*** Extracted records

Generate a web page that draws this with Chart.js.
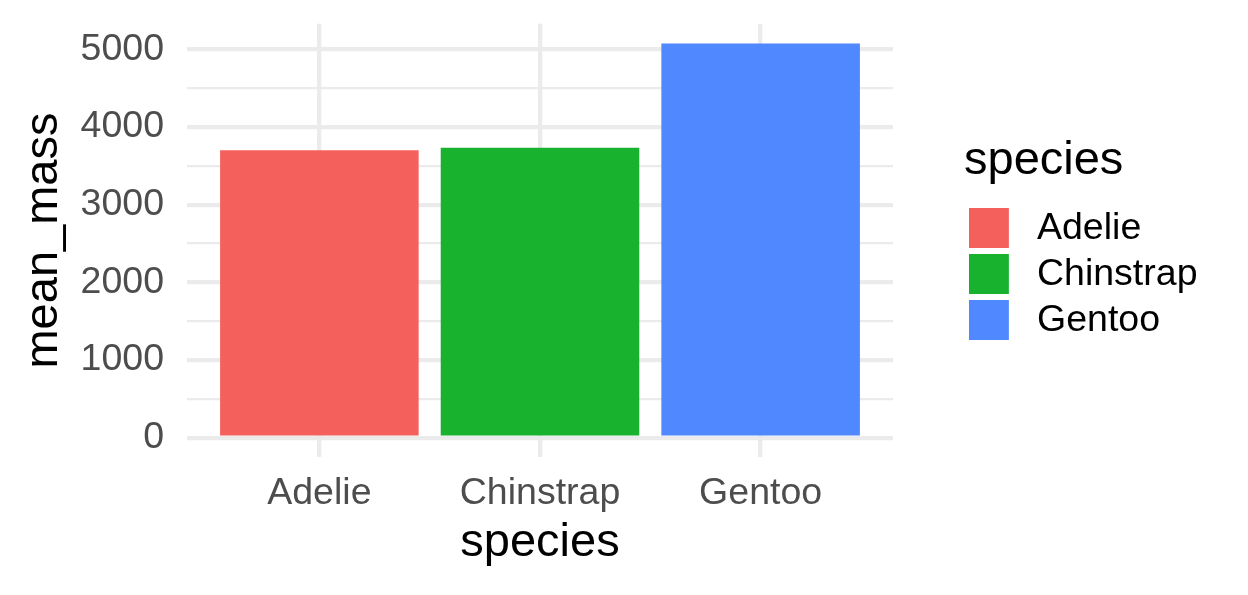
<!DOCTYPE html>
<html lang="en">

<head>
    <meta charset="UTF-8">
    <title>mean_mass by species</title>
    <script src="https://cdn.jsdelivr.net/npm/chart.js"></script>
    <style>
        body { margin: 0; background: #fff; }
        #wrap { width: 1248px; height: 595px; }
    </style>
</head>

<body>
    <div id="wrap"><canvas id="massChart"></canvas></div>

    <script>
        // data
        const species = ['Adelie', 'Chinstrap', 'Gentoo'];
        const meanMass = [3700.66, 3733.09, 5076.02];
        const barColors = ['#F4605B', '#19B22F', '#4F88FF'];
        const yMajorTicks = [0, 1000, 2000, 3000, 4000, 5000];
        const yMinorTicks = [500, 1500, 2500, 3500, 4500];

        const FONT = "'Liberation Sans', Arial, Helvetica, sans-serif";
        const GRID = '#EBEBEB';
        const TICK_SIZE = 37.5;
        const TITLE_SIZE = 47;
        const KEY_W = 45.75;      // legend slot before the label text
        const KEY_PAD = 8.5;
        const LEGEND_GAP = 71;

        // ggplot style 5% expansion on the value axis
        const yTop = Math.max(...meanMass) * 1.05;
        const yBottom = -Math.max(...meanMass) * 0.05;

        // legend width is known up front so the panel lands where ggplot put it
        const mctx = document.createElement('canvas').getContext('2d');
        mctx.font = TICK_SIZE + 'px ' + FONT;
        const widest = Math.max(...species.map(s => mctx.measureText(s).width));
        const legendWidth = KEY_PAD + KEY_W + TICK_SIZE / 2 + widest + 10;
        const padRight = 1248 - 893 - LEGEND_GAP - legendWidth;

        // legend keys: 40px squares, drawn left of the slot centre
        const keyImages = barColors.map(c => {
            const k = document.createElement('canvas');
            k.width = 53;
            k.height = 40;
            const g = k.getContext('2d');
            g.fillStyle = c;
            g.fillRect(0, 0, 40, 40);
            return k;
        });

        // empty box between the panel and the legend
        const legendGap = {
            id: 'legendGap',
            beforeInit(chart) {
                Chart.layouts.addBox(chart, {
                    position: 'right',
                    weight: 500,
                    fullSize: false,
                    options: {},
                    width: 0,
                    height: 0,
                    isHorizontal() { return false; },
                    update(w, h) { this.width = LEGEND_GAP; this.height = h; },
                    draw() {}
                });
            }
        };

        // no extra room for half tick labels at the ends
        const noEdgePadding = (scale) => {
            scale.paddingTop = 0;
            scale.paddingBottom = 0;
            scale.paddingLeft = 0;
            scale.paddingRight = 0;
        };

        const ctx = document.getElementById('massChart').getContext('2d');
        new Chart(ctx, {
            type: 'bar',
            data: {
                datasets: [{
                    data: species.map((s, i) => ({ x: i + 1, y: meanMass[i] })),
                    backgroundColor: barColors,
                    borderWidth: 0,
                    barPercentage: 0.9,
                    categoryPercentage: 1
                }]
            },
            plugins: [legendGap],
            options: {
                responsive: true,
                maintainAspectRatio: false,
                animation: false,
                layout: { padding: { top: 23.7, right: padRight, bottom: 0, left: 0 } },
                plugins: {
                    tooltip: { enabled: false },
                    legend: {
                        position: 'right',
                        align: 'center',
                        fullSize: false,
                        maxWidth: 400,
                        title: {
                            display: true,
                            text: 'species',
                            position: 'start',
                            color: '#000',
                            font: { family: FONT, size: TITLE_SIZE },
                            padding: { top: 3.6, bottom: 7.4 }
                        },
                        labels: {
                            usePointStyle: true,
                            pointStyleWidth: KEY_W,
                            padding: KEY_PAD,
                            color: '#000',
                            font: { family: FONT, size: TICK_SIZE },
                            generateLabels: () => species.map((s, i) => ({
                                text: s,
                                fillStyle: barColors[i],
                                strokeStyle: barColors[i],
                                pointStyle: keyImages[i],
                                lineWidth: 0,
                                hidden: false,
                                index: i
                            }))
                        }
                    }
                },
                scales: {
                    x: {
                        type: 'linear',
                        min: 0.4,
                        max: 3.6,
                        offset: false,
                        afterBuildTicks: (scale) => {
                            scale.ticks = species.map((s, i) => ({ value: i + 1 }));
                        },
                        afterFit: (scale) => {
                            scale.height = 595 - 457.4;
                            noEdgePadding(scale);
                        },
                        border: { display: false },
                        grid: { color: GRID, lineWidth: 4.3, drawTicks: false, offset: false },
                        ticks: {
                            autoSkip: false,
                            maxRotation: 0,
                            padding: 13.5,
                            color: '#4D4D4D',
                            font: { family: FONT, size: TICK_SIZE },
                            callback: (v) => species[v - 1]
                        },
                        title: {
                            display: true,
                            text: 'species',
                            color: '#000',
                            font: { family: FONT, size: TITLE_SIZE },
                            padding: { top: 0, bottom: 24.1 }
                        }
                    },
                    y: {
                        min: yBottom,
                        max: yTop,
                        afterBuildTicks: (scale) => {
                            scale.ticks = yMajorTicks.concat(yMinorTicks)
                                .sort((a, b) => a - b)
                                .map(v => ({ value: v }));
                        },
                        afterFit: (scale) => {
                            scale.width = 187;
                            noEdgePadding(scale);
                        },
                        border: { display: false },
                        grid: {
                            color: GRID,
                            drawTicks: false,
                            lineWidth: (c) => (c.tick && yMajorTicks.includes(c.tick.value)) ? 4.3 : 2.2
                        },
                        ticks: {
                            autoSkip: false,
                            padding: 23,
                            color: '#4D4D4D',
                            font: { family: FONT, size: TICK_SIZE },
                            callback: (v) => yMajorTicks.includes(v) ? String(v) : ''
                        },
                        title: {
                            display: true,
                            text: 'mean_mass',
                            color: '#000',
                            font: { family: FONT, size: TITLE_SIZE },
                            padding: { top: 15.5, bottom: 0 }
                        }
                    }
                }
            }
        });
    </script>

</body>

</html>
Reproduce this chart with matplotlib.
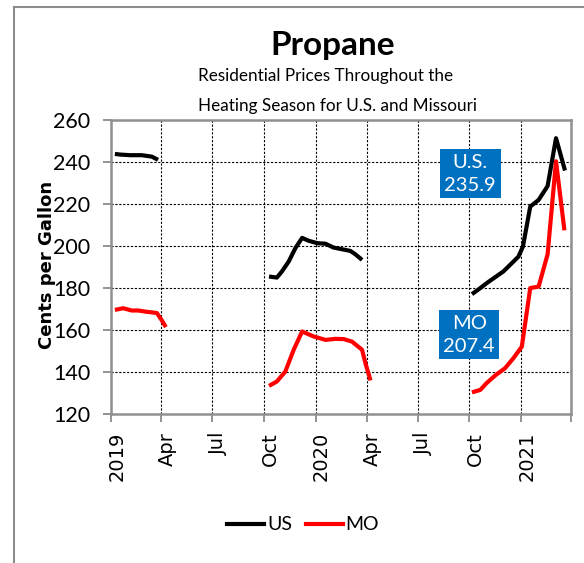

******

### What to produce
Nothing but the pictures may be dropped; output the records above exactly.

### Expected answer
Generate a web page that draws this with Chart.js.
<!DOCTYPE html>
<html lang="en">

<head>
    <meta charset="UTF-8">
    <title>mean_mass by species</title>
    <script src="https://cdn.jsdelivr.net/npm/chart.js"></script>
    <style>
        body { margin: 0; background: #fff; }
        #wrap { width: 1248px; height: 595px; }
    </style>
</head>

<body>
    <div id="wrap"><canvas id="massChart"></canvas></div>

    <script>
        // data
        const species = ['Adelie', 'Chinstrap', 'Gentoo'];
        const meanMass = [3700.66, 3733.09, 5076.02];
        const barColors = ['#F4605B', '#19B22F', '#4F88FF'];
        const yMajorTicks = [0, 1000, 2000, 3000, 4000, 5000];
        const yMinorTicks = [500, 1500, 2500, 3500, 4500];

        const FONT = "'Liberation Sans', Arial, Helvetica, sans-serif";
        const GRID = '#EBEBEB';
        const TICK_SIZE = 37.5;
        const TITLE_SIZE = 47;
        const KEY_W = 45.75;      // legend slot before the label text
        const KEY_PAD = 8.5;
        const LEGEND_GAP = 71;

        // ggplot style 5% expansion on the value axis
        const yTop = Math.max(...meanMass) * 1.05;
        const yBottom = -Math.max(...meanMass) * 0.05;

        // legend width is known up front so the panel lands where ggplot put it
        const mctx = document.createElement('canvas').getContext('2d');
        mctx.font = TICK_SIZE + 'px ' + FONT;
        const widest = Math.max(...species.map(s => mctx.measureText(s).width));
        const legendWidth = KEY_PAD + KEY_W + TICK_SIZE / 2 + widest + 10;
        const padRight = 1248 - 893 - LEGEND_GAP - legendWidth;

        // legend keys: 40px squares, drawn left of the slot centre
        const keyImages = barColors.map(c => {
            const k = document.createElement('canvas');
            k.width = 53;
            k.height = 40;
            const g = k.getContext('2d');
            g.fillStyle = c;
            g.fillRect(0, 0, 40, 40);
            return k;
        });

        // empty box between the panel and the legend
        const legendGap = {
            id: 'legendGap',
            beforeInit(chart) {
                Chart.layouts.addBox(chart, {
                    position: 'right',
                    weight: 500,
                    fullSize: false,
                    options: {},
                    width: 0,
                    height: 0,
                    isHorizontal() { return false; },
                    update(w, h) { this.width = LEGEND_GAP; this.height = h; },
                    draw() {}
                });
            }
        };

        // no extra room for half tick labels at the ends
        const noEdgePadding = (scale) => {
            scale.paddingTop = 0;
            scale.paddingBottom = 0;
            scale.paddingLeft = 0;
            scale.paddingRight = 0;
        };

        const ctx = document.getElementById('massChart').getContext('2d');
        new Chart(ctx, {
            type: 'bar',
            data: {
                datasets: [{
                    data: species.map((s, i) => ({ x: i + 1, y: meanMass[i] })),
                    backgroundColor: barColors,
                    borderWidth: 0,
                    barPercentage: 0.9,
                    categoryPercentage: 1
                }]
            },
            plugins: [legendGap],
            options: {
                responsive: true,
                maintainAspectRatio: false,
                animation: false,
                layout: { padding: { top: 23.7, right: padRight, bottom: 0, left: 0 } },
                plugins: {
                    tooltip: { enabled: false },
                    legend: {
                        position: 'right',
                        align: 'center',
                        fullSize: false,
                        maxWidth: 400,
                        title: {
                            display: true,
                            text: 'species',
                            position: 'start',
                            color: '#000',
                            font: { family: FONT, size: TITLE_SIZE },
                            padding: { top: 3.6, bottom: 7.4 }
                        },
                        labels: {
                            usePointStyle: true,
                            pointStyleWidth: KEY_W,
                            padding: KEY_PAD,
                            color: '#000',
                            font: { family: FONT, size: TICK_SIZE },
                            generateLabels: () => species.map((s, i) => ({
                                text: s,
                                fillStyle: barColors[i],
                                strokeStyle: barColors[i],
                                pointStyle: keyImages[i],
                                lineWidth: 0,
                                hidden: false,
                                index: i
                            }))
                        }
                    }
                },
                scales: {
                    x: {
                        type: 'linear',
                        min: 0.4,
                        max: 3.6,
                        offset: false,
                        afterBuildTicks: (scale) => {
                            scale.ticks = species.map((s, i) => ({ value: i + 1 }));
                        },
                        afterFit: (scale) => {
                            scale.height = 595 - 457.4;
                            noEdgePadding(scale);
                        },
                        border: { display: false },
                        grid: { color: GRID, lineWidth: 4.3, drawTicks: false, offset: false },
                        ticks: {
                            autoSkip: false,
                            maxRotation: 0,
                            padding: 13.5,
                            color: '#4D4D4D',
                            font: { family: FONT, size: TICK_SIZE },
                            callback: (v) => species[v - 1]
                        },
                        title: {
                            display: true,
                            text: 'species',
                            color: '#000',
                            font: { family: FONT, size: TITLE_SIZE },
                            padding: { top: 0, bottom: 24.1 }
                        }
                    },
                    y: {
                        min: yBottom,
                        max: yTop,
                        afterBuildTicks: (scale) => {
                            scale.ticks = yMajorTicks.concat(yMinorTicks)
                                .sort((a, b) => a - b)
                                .map(v => ({ value: v }));
                        },
                        afterFit: (scale) => {
                            scale.width = 187;
                            noEdgePadding(scale);
                        },
                        border: { display: false },
                        grid: {
                            color: GRID,
                            drawTicks: false,
                            lineWidth: (c) => (c.tick && yMajorTicks.includes(c.tick.value)) ? 4.3 : 2.2
                        },
                        ticks: {
                            autoSkip: false,
                            padding: 23,
                            color: '#4D4D4D',
                            font: { family: FONT, size: TICK_SIZE },
                            callback: (v) => yMajorTicks.includes(v) ? String(v) : ''
                        },
                        title: {
                            display: true,
                            text: 'mean_mass',
                            color: '#000',
                            font: { family: FONT, size: TITLE_SIZE },
                            padding: { top: 15.5, bottom: 0 }
                        }
                    }
                }
            }
        });
    </script>

</body>

</html>
Reproduce this chart with matplotlib.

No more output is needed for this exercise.